Mesmo com os avanços legislativos – a violência doméstica é um crime público, podendo ser denunciado por qualquer pessoa – Carla Branco sublinha que, apesar do crescendo dos números, as denúncias ainda não revelam toda a realidade. "Temos de desconstruir a ideia de que 'entre o homem e a mulher não se mete a colher'", apela, enfatizando a "banalização" de que o crime de violência doméstica goza, muitas vezes na comunicação social, tantas vezes da voz da própria justiça.
"Há juízes a perguntar se as mulheres querem mesmo avançar com os processos porque dizem que não vai dar em nada", acusa a responsável. Carla Branco acredita que ainda falta "capacitação, formação e prevenção". "Prevenir é educar", sustenta.
“GAIV já identificou mais de 15 mil vítimas de violência doméstica”

Antes desta Casa Abrigo, o presidente da Câmara foi recebido no Gabinete de Atendimento e Informação à Vítima da Polícia de Segurança Pública, um espaço pioneiro no país que tem, em permanência, um equipa especializada de intervenção. "A partir do momento em que o comando tem conhecimento da situação de violência, a vítimas não estão mais sozinhas", garante o coordenador do GAIV, Fernando Rodrigues.
Ter um gabinete inteiramente dedicado a casos de violência doméstica tem permitido a celeridade dos processos, assim como uma monitorização da dinâmica de risco, a identificação das necessidades e uma articulação muito próxima entre instituições de apoio, desde unidades de saúde a associações de proteção de menores.

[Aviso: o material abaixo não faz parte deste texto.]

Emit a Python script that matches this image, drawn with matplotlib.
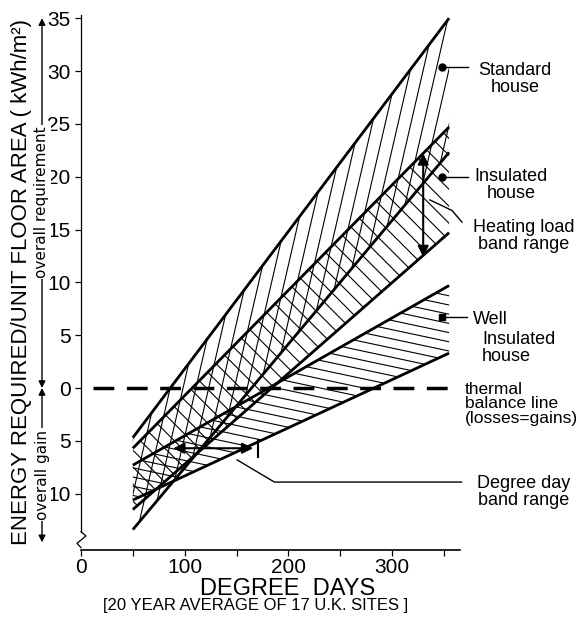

Mais uma vez, os números: desde a sua criação, em 2013, até ao final de outubro deste ano, o Gabinete de Atendimento e Informação à Vítima da PSP já identificou mais de 15 mil vítimas e realizou para cima de 30 mil atendimentos. Todos os anos, são mais de mil vítimas de violência doméstica que por ali passam. Neste momento, 114 pessoas estão a ser monitorizadas por teleassistência.
"Todos nós, enquanto cidadãos, temos uma peça neste puzzle. Todos podemos identificar uma vítima e, assim, ajudar", enfatiza o coordenador do GAIV.
“Enquanto houver uma vítima de um crime desta natureza, temos todos de nos indignar, de nos revoltar e de nos sentirmos mobilizados para alterar estas circunstâncias.”
O presidente da Câmara do Porto sai da visita a estas duas respostas com o sentimento de que "o nosso sentido humano está a falhar porque, enquanto tivermos crimes desta natureza, temos todos de nos envergonhar enquanto sociedade e temos todos de sentir um apelo de que precisamos de fazer mais".
Pedro Duarte reforça que os números da violência doméstica "são absolutamente inaceitáveis" e assume a força para "inverter essa tendência na cidade do Porto". E para isso, defende, "precisamos de ter muito mais humanidade do que temos tido".
Não estando sossegado com as respostas já existentes, o autarca garante "disponibilizar, do ponto de vista do que é o esforço da Câmara, tudo o que pudermos para alterar estas circunstâncias, trabalhando com aqueles que estão no terreno".
Reconhecendo a necessidade de mais recursos – sejam policiais, sejam a nível do espaço do GAIV, sejam também sociais – o presidente da Câmara não quer que "nos desresponsabilizássemos só porque os recursos, que são sempre limitados, não estão disponíveis na sua plenitude", mas apela à ação de todos. "Temos todos de assumir as nossas responsabilidades", reforça Pedro Duarte.
Da parte do poder político, afirma que o Município do Porto vai "olhar para a realidade e ver se há necessidade de respostas mais permanentes, de outro tipo de intervenção". "É uma obrigação ética os órgãos públicos dedicarem a maior das atenções a esta matéria", considera, sublinhando que, "enquanto houver uma vítima de um crime desta natureza, temos todos de nos indignar, de nos revoltar e de nos sentirmos mobilizados para alterar estas circunstâncias".
Em caso de necessidade, o GAIV está disponível 24 horas por dia na 8.ª Esquadra do Comando Metropolitano da PSP do Porto – Rua Vale Formoso, 469 – ou através dos números 222 461 023 ou 969 863 177. Em caso de emergência, pode ser utilizado o número geral 112.
O Dia Internacional pela Eliminação da Violência contra as Mulheres é assinalado pelas Nações Unidas a 25 de novembro, data do assassinato das Irmãs Mirabal, fortes ativistas políticas contra a ditadura na República Dominicana.